Tuesday, September 05, 2006

Remembering September 11, 2001

As seen in:

September 4th, 2006 Record Herald
September 11th, 2006 News Journal

There was a day not too long ago that you and I weren't Republicans or Democrats. We weren't white, black, Asian or Hispanic. We weren't conservatives or liberals. We were just people. Good people. We were Americans and that was enough. One day made us put aside our differences and stand up for the common good.

You know what day that was. It was Tuesday, September 11, 2001.

Don't forget that day. You promised you wouldn't. We all did.

Remember the video of the towers where people were jumping to their deaths because that was better than being inside the raging inferno. Remember the horror of the first tower falling, when all eyes went to the other tower knowing it wouldn't be far behind. Remember the Pentagon burning. Remember the fear of what was coming next. Not knowing if they were done yet. Remember the rescue effort last lasted for days and weeks.

We had to take DNA samples of family members to identify the victims. We need to remember. The terrorists were happy to see that. They were thrilled to see that there was nothing left of our loved ones under the rubble. This enemy is evil.

9-11 bonded us. It bonded the good together and made us impenetrable. United we stand had a whole new meaning.

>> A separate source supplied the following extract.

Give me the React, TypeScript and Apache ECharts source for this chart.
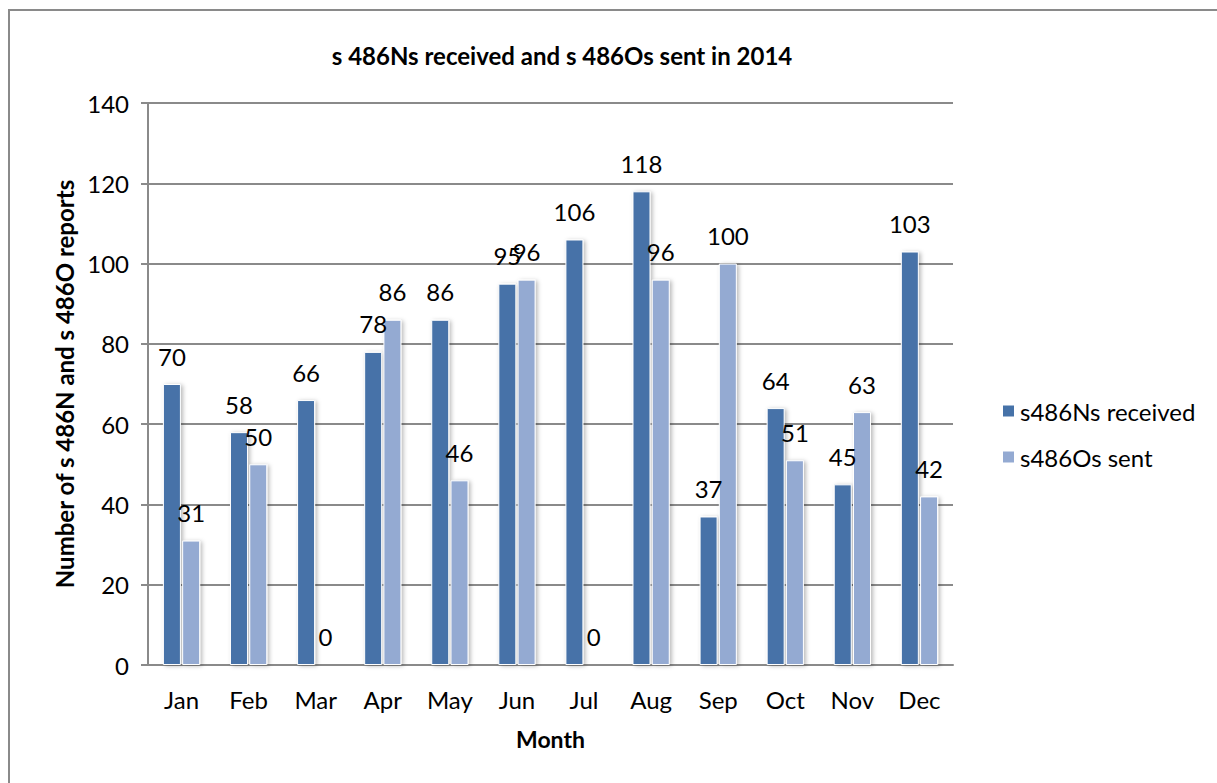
import React, { useEffect, useRef } from "react";
import * as echarts from "echarts";

const months = ["Jan", "Feb", "Mar", "Apr", "May", "Jun", "Jul", "Aug", "Sep", "Oct", "Nov", "Dec"];
const received = [70, 58, 66, 78, 86, 95, 106, 118, 37, 64, 45, 103];
const sent = [31, 50, 0, 86, 46, 96, 0, 96, 100, 51, 63, 42];
const yTicks = { min: 0, max: 140, interval: 20 };

const FONT = "Lato";

export default function App() {
  const ref = useRef<HTMLDivElement>(null);
  useEffect(() => {
    if (!ref.current) return;
    const chart = echarts.init(ref.current, null, { renderer: "svg" });
    const barStyle = (color: string) => ({
      color,
      borderColor: "#ffffff",
      borderWidth: 1,
      shadowColor: "rgba(0,0,0,0.28)",
      shadowBlur: 4,
      shadowOffsetX: 2,
      shadowOffsetY: 1,
    });
    const label = {
      show: true,
      position: "top",
      distance: 16,
      color: "#000",
      fontFamily: FONT,
      fontSize: 24,
    };
    chart.setOption({
      animation: false,
      backgroundColor: "#ffffff",
      title: {
        text: "s 486Ns received and s 486Os sent in 2014",
        left: 557,
        top: 38,
        textAlign: "center",
        textStyle: { fontFamily: FONT, fontWeight: "bold", fontSize: 24, color: "#000" },
      },
      graphic: [
        {
          type: "rect",
          shape: { x: 9, y: 10, width: 1400, height: 1000 },
          style: { fill: "none", stroke: "#8a8a8a", lineWidth: 2 },
          silent: true,
        },
      ],
      legend: {
        orient: "vertical",
        left: 996,
        top: 394,
        itemWidth: 13,
        itemHeight: 13,
        itemGap: 22,
        icon: "rect",
        textStyle: { fontFamily: FONT, fontSize: 24, color: "#000", padding: [0, 0, 0, 0] },
        data: ["s486Ns received", "s486Os sent"],
      },
      grid: { left: 148, right: 264, top: 103, bottom: 118 },
      xAxis: {
        type: "category",
        data: months,
        name: "Month",
        nameLocation: "middle",
        nameGap: 62,
        nameTextStyle: { fontFamily: FONT, fontWeight: "bold", fontSize: 23, color: "#000" },
        axisLine: { lineStyle: { color: "#8a8a8a", width: 2 } },
        axisTick: { show: false },
        axisLabel: { fontFamily: FONT, fontSize: 24, color: "#000", margin: 22 },
      },
      yAxis: {
        type: "value",
        min: yTicks.min,
        max: yTicks.max,
        interval: yTicks.interval,
        name: "Number of s 486N and s 486O reports",
        nameLocation: "middle",
        nameGap: 67,
        nameTextStyle: { fontFamily: FONT, fontWeight: "bold", fontSize: 24, color: "#000" },
        axisLine: { show: true, lineStyle: { color: "#8a8a8a", width: 2 } },
        axisTick: { show: true, length: 7, lineStyle: { color: "#8a8a8a", width: 2 } },
        splitLine: { lineStyle: { color: "#8a8a8a", width: 2 } },
        axisLabel: { fontFamily: FONT, fontSize: 24, color: "#000", margin: 19 },
      },
      series: [
        {
          name: "s486Ns received",
          type: "bar",
          data: received,
          barWidth: 18,
          barGap: "7%",
          itemStyle: barStyle("#4672a8"),
          label,
        },
        {
          name: "s486Os sent",
          type: "bar",
          data: sent,
          barWidth: 18,
          itemStyle: barStyle("#94aad2"),
          label,
        },
      ],
    });
    return () => chart.dispose();
  }, []);
  return (
    <div
      ref={ref}
      style={{ position: "absolute", left: 0, top: 0, width: 1217, height: 783 }}
    />
  );
}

We helped. We gave. We shared. We cared for one another. We spoke to strangers on the street. We could relate. Each and every one of us could get along.

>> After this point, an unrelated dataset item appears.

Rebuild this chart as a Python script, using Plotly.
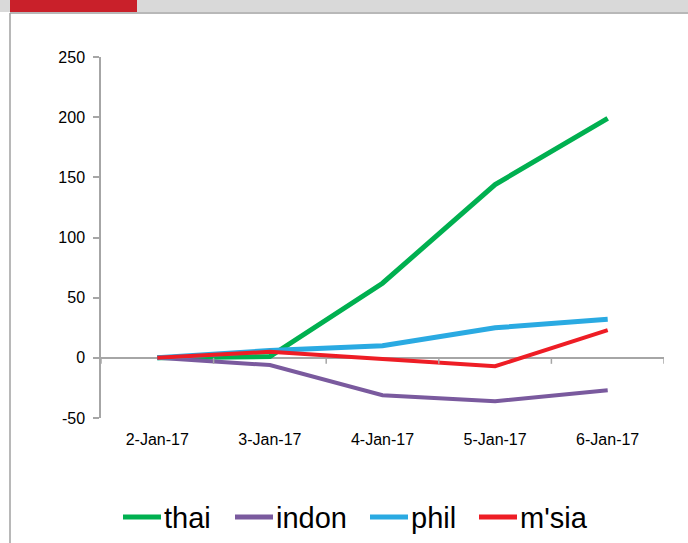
import plotly.graph_objects as go

# Daily change by market, early January 2017
dates = ["2-Jan-17", "3-Jan-17", "4-Jan-17", "5-Jan-17", "6-Jan-17"]
thai = [0, 1, 62, 144, 199]
indon = [0, -6, -31, -36, -27]
phil = [0, 6, 10, 25, 32]
msia = [0, 5, -1, -7, 23]
y_ticks = [-50, 0, 50, 100, 150, 200, 250]

series = [
    ("thai", thai, "#00B050", 5),
    ("indon", indon, "#7A5A9E", 4),
    ("phil", phil, "#2AAAE2", 5),
    ("m'sia", msia, "#EE1D25", 4),
]

W, H = 688, 543
L, R, T, B = 101, 24, 57, 125
PW, PH = W - L - R, H - T - B


def px(x):
    return (x - L) / PW


def py(y):
    return (H - B - y) / PH


fig = go.Figure()
for name, vals, color, width in series:
    fig.add_trace(go.Scatter(
        x=list(range(len(dates))), y=vals, name=name, mode="lines",
        line=dict(color=color, width=width), showlegend=False,
    ))

axis_grey = "#A6A6A6"
font_family = "Liberation Sans, Arial, sans-serif"

# tick marks on the zero line at category boundaries
shapes = []
for i in range(len(dates) + 1):
    shapes.append(dict(
        type="line", xref="x", yref="y", x0=i - 0.5, x1=i - 0.5,
        ysizemode="pixel", yanchor=0, y0=0, y1=-6,
        line=dict(color=axis_grey, width=1.5),
    ))

# frame and header band
shapes += [
    dict(type="rect", xref="paper", yref="paper", x0=px(-20), x1=px(W + 20), y0=py(12), y1=py(-20),
         fillcolor="#D9D9D9", line=dict(width=0), layer="below"),
    dict(type="rect", xref="paper", yref="paper", x0=px(10), x1=px(137), y0=py(12), y1=py(-20),
         fillcolor="#C9202A", line=dict(width=0), layer="below"),
    dict(type="line", xref="paper", yref="paper", x0=px(10), x1=px(W + 20), y0=py(13), y1=py(13),
         line=dict(color="#A0A0A0", width=1.5)),
    dict(type="line", xref="paper", yref="paper", x0=px(10), x1=px(10), y0=py(13), y1=py(H + 20),
         line=dict(color="#A0A0A0", width=1.5)),
]

# legend drawn as line swatches with labels below the chart
annotations = []
legend_x = [123, 235, 370, 479]
legend_y = 517
for (name, vals, color, width), lx in zip(series, legend_x):
    shapes.append(dict(
        type="line", xref="paper", yref="paper", x0=px(lx), x1=px(lx + 38),
        y0=py(legend_y), y1=py(legend_y), line=dict(color=color, width=5),
    ))
    annotations.append(dict(
        xref="paper", yref="paper", x=px(lx + 39), y=py(legend_y + 1),
        xanchor="left", yanchor="middle", text=name, showarrow=False,
        font=dict(size=29, family=font_family, color="#000000"),
    ))

fig.update_layout(
    width=W, height=H,
    margin=dict(l=L, r=R, t=T, b=B, autoexpand=False),
    paper_bgcolor="white", plot_bgcolor="white",
    font=dict(family=font_family, color="#000000"),
    showlegend=False,
    xaxis=dict(
        range=[-0.5, len(dates) - 0.5], tickmode="array",
        tickvals=list(range(len(dates))), ticktext=dates,
        showgrid=False, zeroline=False, showline=False, ticks="",
        tickfont=dict(size=16), ticklabelstandoff=10,
    ),
    yaxis=dict(
        range=[-50, 250], tickmode="array", tickvals=y_ticks,
        ticktext=[str(v) for v in y_ticks],
        showgrid=False, zeroline=True, zerolinecolor=axis_grey, zerolinewidth=1.5,
        showline=True, linecolor=axis_grey, linewidth=1.5,
        ticks="outside", ticklen=6, tickcolor=axis_grey, tickwidth=1.5,
        tickfont=dict(size=16), ticklabelstandoff=5,
    ),
    shapes=shapes,
    annotations=annotations,
)

fig.write_html("out.html")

We all looked to the President and his cabinet to see what they would say. When he spoke, we didn't scoff because we didn't agree with him on certain issues. You and I were ready to hear what he had to say, to put an end to the rumors, lies and fast growing conspiracy theories what were popping up. He wasn't George W. Bush that day. He wasn't a republican or a conservative. He was the Commander in Chief. He was the President of the United States of America, the best country in the world. We all agreed to that.

We were glad to hear him say we would hunt down the terrorists who were behind this. We wanted them to pay for killing 3,000 of our family and friends.

We all know that it was around 3,000 lives that ended on that day, but that wasn't the number of lives destroyed. That number is much, much larger.

Tens of thousands lost someone. Everyone is the most important person to someone. The number people who lost their fathers, mothers, sisters, brothers and friends cannot be counted; but it is certainly no less than a six digit number.

Imagine telling your son or daughter that their mom or dad is not coming home because there are people in the world who don't like us being here. The fact that we exist is enough for them to want to destroy us. An eight year old can't comprehend that. I have a hard time with that one myself.

9-11 divided our state of mind into three groups:

· September 10 Americans: Didn't care about the world as long as it wasn't affecting us, why should we care?

· September 11 Americans: Angry, shocked and scared. We were ready for answers. We all had the same question on our mind: "Why?"

· September 12 Americans: The best we can be. Kind and understanding. Patient and strong. Ready to help in any way we could. We gave our blood, money we couldn't really spare and our time. We understood why we were such a great nation.

Afterwards, we took our time. We didn't mind getting stuck in traffic. We helped folks who needed it. We literally gave our blood, sweat and tears for this country, without question or second thought. We were filled with pride, we waved the flag, wore it on pins, shirts, hats. Everywhere you looked you saw red, white and blue.

We volunteered, from fire fighters, doctors, police and rescue workers right down to serving those helping in the recovery with food and water.

9-11 really changed me. It made me a patriot. For the first time in my life, I went out and bought a flag. It made me pay attention to the news, made me read the paper, care about elections, but it also made me talk to my neighbor, and reminded me to help folks whenever I could, not when it was convenient. 9-11 made me want to be a better person.

Now, as we approach the five year anniversary, we see the documentaries all over TV. We finally see the images again. We do need to see these, but not too much. We need to be reminded of that clear September day when the world came crashing down around us, but we don't need to get numb to it. If we overdose on it, we forget the significance of the pain. To me, 9-11 is still an open wound, not a scar. As soon as it becomes a scar, it stops hurting. This still hurts.

We must remember the way we felt. We can't slip into being September 10 Americans again. We owe the victims that much. I remember 9-11 every day, just as I try each and every day to be a September 12 American.